What Are the Economics of Climate Change?

Washington (CAR) Analysis | April 11, 2023 by Climate Journalist Noreen Wise; Image Credit: Noreen Wise

The world’s finance chiefs will be addressing the economic impact of climate change this week when they gather in Washington, D.C. to discuss the looming economic challenges that many countries around the world are facing as global warming continues to climb. 

Representatives from 189 member countries will be convening in person for the first time in four years, a few blocks from the White House, for the 2023 World Bank/International Monetary Fund (IMF) Spring Meetings.

There are many who remain doubtful that the World Bank and IMF can rise to the challenge and meet expectations, after years of broken promises. “World Bank Annual Meetings of Climate Chaos,” reads one sign attached to to the lamp post in front of the The World Bank Group headquarters. “The World Bank financed $14.8 billion For Climate Chaos since the Paris Climate Agreement,” reads another.

ZME Science published an article by Fermin Koop on October 21, 2022, entitled “Broken promise: World Bank is pumping billions into fossil fuel projects despite climate pledge.”

Last month, the New York Times Editorial Board provided its weighty insights into the World Bank’s obligation to humanity: “It’s one of the great injustices of this era that countries contributing negligible amounts to global carbon emissions are now feeling the most harrowing impacts of climate change,” it began. “The World Bank and the donor countries that control it can do more to step up and tackle this generational challenge.” The OpEd challenged the fitness of the World Bank by calling on them, along with other multilateral lending institutions, to “figure out how to raise and leverage the massive amounts of capital” that will be needed “in the coming years to help countries adapt to and mitigate a changing climate.”

“To meet the challenges of climate change, inequality, and poverty, the @WorldBank must become the World’s Bank.” 

David McNair, Executive Director one.org (Co-Founded by Bono); Founding Executive Board Member Africa Europe Foundation

In advance of the 2023 Spring Meetings, David McNair hosted an online discussion with a group of highly regarded experts: Liam Byrne MP, Amy Dodd, Mitch Comms, Daouda Sembene, Rob Floyd.

Some of the key facts the group outlined during their conversation, that the World Bank and IMF must address for the Spring Meetings to be successful:

  • Extreme poverty has risen for the first time in the 21st Century.
  • 200 million children across the globe are facing malnutrition.
  • Despite COVID killing 17 million worldwide, there is still no pandemic readiness plan.
  • $21 trillion in lost learning hitting children in low to middle income countries.
  • Conflicts are spreading.
  • Climate Change is destroying economies around the world.
  • In 75 months (end of 2029) we’ll run out of the carbon budget that was established in order to stay within the limit of 1.5ºC.
  • World Bank must mobilize hundreds of billions of dollars in additional lending for roads, solar plants, education and more.

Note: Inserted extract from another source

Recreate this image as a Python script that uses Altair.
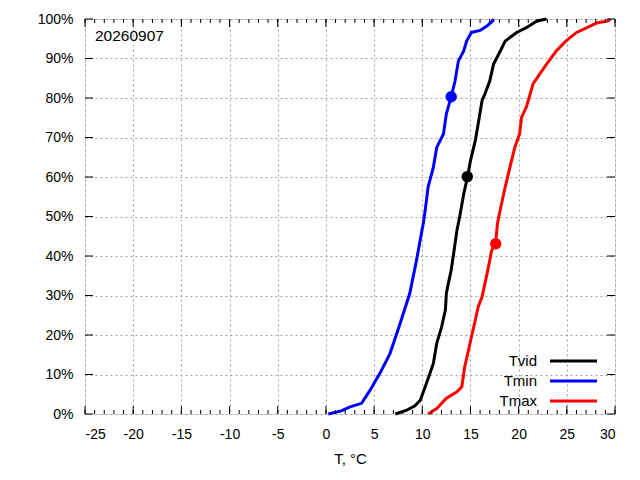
import altair as alt
import pandas as pd

# ---- data ----
tvid_t = [7.2, 8.4, 9.2, 9.8, 10.3, 10.8, 11.15, 11.5, 12.0, 12.4, 12.5, 12.7, 13.0, 13.3, 13.6, 13.9,
          14.3, 14.7, 15.0, 15.5, 15.8, 16.2, 16.5, 17.0, 17.4, 18.1, 18.6, 19.8, 20.8, 21.9, 22.9]
tvid_p = [0, 1, 2, 3.5, 6.9, 10.3, 12.8, 17.9, 22, 26.3, 30.5, 33, 36.4, 41.4, 46.5, 50.2,
          55.7, 60.1, 64.1, 69.2, 73.4, 79.3, 81, 84.3, 88.6, 91.9, 94.4, 96.6, 97.8, 99.5, 100]

tmin_t = [0.25, 1.6, 2.5, 3.7, 4.6, 5.6, 6.65, 7.7, 8.7, 9.4, 10.1, 10.3, 10.6, 11.15, 11.5, 12.2,
          12.5, 13.0, 13.4, 13.75, 14.3, 14.6, 15.1, 16.0, 16.7, 17.3, 17.4]
tmin_p = [0, 0.8, 1.8, 2.7, 6.1, 10.3, 15.3, 22.9, 30.5, 38.9, 48.2, 51.5, 57.4, 62.5, 67.5, 70.9,
          76, 80.3, 84.3, 89.4, 91.9, 94.4, 96.6, 97.1, 98.2, 99.5, 100]

tmax_t = [10.6, 11.5, 12.5, 13.6, 14.1, 14.4, 14.8, 15.1, 15.5, 15.8, 16.2, 16.5, 16.8, 17.2, 17.6,
          17.8, 18.0, 18.6, 19.1, 19.6, 20.1, 20.3, 20.8, 21.2, 21.5, 22.2, 22.9, 23.9, 24.9, 26.0,
          27.1, 28.1, 29.3, 29.5]
tmax_p = [0, 1.4, 4, 5.6, 6.9, 11.9, 16.2, 19.5, 23.7, 27.1, 29.6, 33, 36.4, 41.4, 43.1,
          48.2, 50.7, 57.4, 62.5, 67.5, 70.9, 75.1, 77.7, 81, 83.6, 86.1, 88.6, 91.9, 94.4, 96.6,
          97.8, 99, 99.5, 100]

series_names = ["Tvid", "Tmin", "Tmax"]
series_colors = ["#000000", "#0000ff", "#ff0000"]

marker_t = [14.67, 13.0, 17.62]
marker_p = [60.1, 80.3, 43.1]

date_label = "20260907"
x_ticks = list(range(-25, 31, 5))
x_minor = list(range(-25, 31, 1))
y_ticks = list(range(0, 101, 10))

# ---- tables ----
rows = []
for name, ts, ps in [("Tvid", tvid_t, tvid_p), ("Tmin", tmin_t, tmin_p), ("Tmax", tmax_t, tmax_p)]:
    for i, (t, p) in enumerate(zip(ts, ps)):
        rows.append({"series": name, "T": t, "P": p, "idx": i})
df = pd.DataFrame(rows)
markers = pd.DataFrame({"series": series_names, "T": marker_t, "P": marker_p})
xt = pd.DataFrame({"T": x_ticks})
xm = pd.DataFrame({"T": x_minor})
yt = pd.DataFrame({"P": y_ticks})

FONT = "Liberation Sans"
W, H = 530, 395
xscale = alt.Scale(domain=[-25, 30], nice=False, zero=False)
yscale = alt.Scale(domain=[0, 100], nice=False, zero=False)
cscale = alt.Scale(domain=series_names, range=series_colors)

x_axis = alt.Axis(values=x_ticks, title="T, °C", ticks=False, domain=False, grid=True,
                  gridDash=[2, 3], gridColor="#a0a0a0", gridOpacity=1, labelPadding=13,
                  labelExpr="'' + datum.value", labelOverlap=False,
                  titlePadding=10, labelFontSize=14, titleFontSize=15, labelFont=FONT,
                  titleFont=FONT, titleFontWeight="normal", labelColor="#000000",
                  titleColor="#000000")
y_axis = alt.Axis(values=y_ticks, title=None, ticks=False, domain=False, grid=True,
                  gridDash=[2, 3], gridColor="#a0a0a0", gridOpacity=1, labelPadding=12,
                  labelOverlap=False, labelExpr="datum.value + '%'", labelFontSize=14,
                  labelFont=FONT, labelColor="#000000")


def X():
    return alt.X("T:Q", scale=xscale, axis=x_axis)


def Y():
    return alt.Y("P:Q", scale=yscale, axis=y_axis)


lines = alt.Chart(df).mark_line(strokeWidth=3, strokeJoin="miter").encode(
    x=X(), y=Y(),
    color=alt.Color("series:N", scale=cscale, legend=None),
    order="idx:Q",
    detail="series:N",
)

dots = alt.Chart(markers).mark_circle(size=130, opacity=1).encode(
    x=X(), y=Y(),
    color=alt.Color("series:N", scale=cscale, legend=None),
)

tick_layers = [
    alt.Chart(xt).mark_rule(color="black").encode(x=X(), y=alt.value(H), y2=alt.value(H - 8)),
    alt.Chart(xm).mark_rule(color="black").encode(x=X(), y=alt.value(H), y2=alt.value(H - 4)),
    alt.Chart(xt).mark_rule(color="black").encode(x=X(), y=alt.value(0), y2=alt.value(8)),
    alt.Chart(xm).mark_rule(color="black").encode(x=X(), y=alt.value(0), y2=alt.value(4)),
    alt.Chart(yt).mark_rule(color="black").encode(y=Y(), x=alt.value(0), x2=alt.value(8)),
    alt.Chart(yt).mark_rule(color="black").encode(y=Y(), x=alt.value(W), x2=alt.value(W - 8)),
]

date_text = alt.Chart(pd.DataFrame({"label": [date_label]})).mark_text(
    align="left", baseline="middle", fontSize=15.5, color="black", font=FONT
).encode(x=alt.value(10), y=alt.value(17), text="label:N")

legend_layers = []
for i, (name, col) in enumerate(zip(series_names, series_colors)):
    ldf = pd.DataFrame({"series": [name]})
    ypix = 342 + 20 * i
    legend_layers.append(
        alt.Chart(ldf).mark_text(align="right", baseline="middle", fontSize=15, color="black", font=FONT)
        .encode(x=alt.value(452), y=alt.value(ypix), text="series:N"))
    legend_layers.append(
        alt.Chart(ldf).mark_rule(color=col, strokeWidth=3)
        .encode(x=alt.value(465), x2=alt.value(512), y=alt.value(ypix)))

chart = alt.layer(lines, dots, *tick_layers, date_text, *legend_layers).properties(
    width=W, height=H,
    autosize=alt.AutoSizeParams(type="none"),
    padding={"left": 77, "top": 11, "right": 10, "bottom": 60},
).configure_view(stroke="black", strokeWidth=1).configure(
    font=FONT
)

chart.save("out.html", embed_options={"renderer": "svg", "actions": False})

On the opening day of the 2023 Spring Meetings, World Bank President, David Malprass, and IMF Managing Director, Kristalina Georgieva, discussed the goals and obstacles that the world finance chiefs would be addressing in their week of “many meetings.” Obstacles that might impede progress and economic stability for many developing countries, but nonetheless, are goals that are still attainable in the view of Malpress and Georgieva. 

There’s a “giant macro overlay of COVID, slow growth, rising interest rates, and Russia’s invasion of Ukraine, all of that conspiring in a way to give not enough money for any of the goals that we have for people in developing countries,” Malprass starkly stated before he continued with his favorable assessment of the World Bank’s purpose. He tempered his enthusiasm about the future by stating his concern for the lack of opportunities in developing countries. “There’s not a good avenue,” he said point blank. “There’s enough money in the world. There’s enough capital in the world to make it work, but my concern is it’s all absorbed into a small group, and it’s not working right now, and it takes some fundamental changes in order to make it work.”

Georgieva ended the discussion on a positive note. “I am very confident that solutions will be found. It is a matter of will, and then you find a way.”

She continued, “I always remember, in the context of this conversation, when we have a very steep mountain to climb, what Nelson Mandela once said: ‘Impossible until it is done.’”

Georgieva expressed her enthusiasm for a week of engaging with the membership, and the World Bank partners. “If we can imagine a world in which the tremendous capital, the wealth that is created, is put for the bigger public good, in which we open up opportunities for everyone to reach their full potential, in which we deal with the tremendous challenge of climate change, then we can say, ‘Mandela is right.’ All of these things that we discuss, that are so difficult, impossible until they are done.”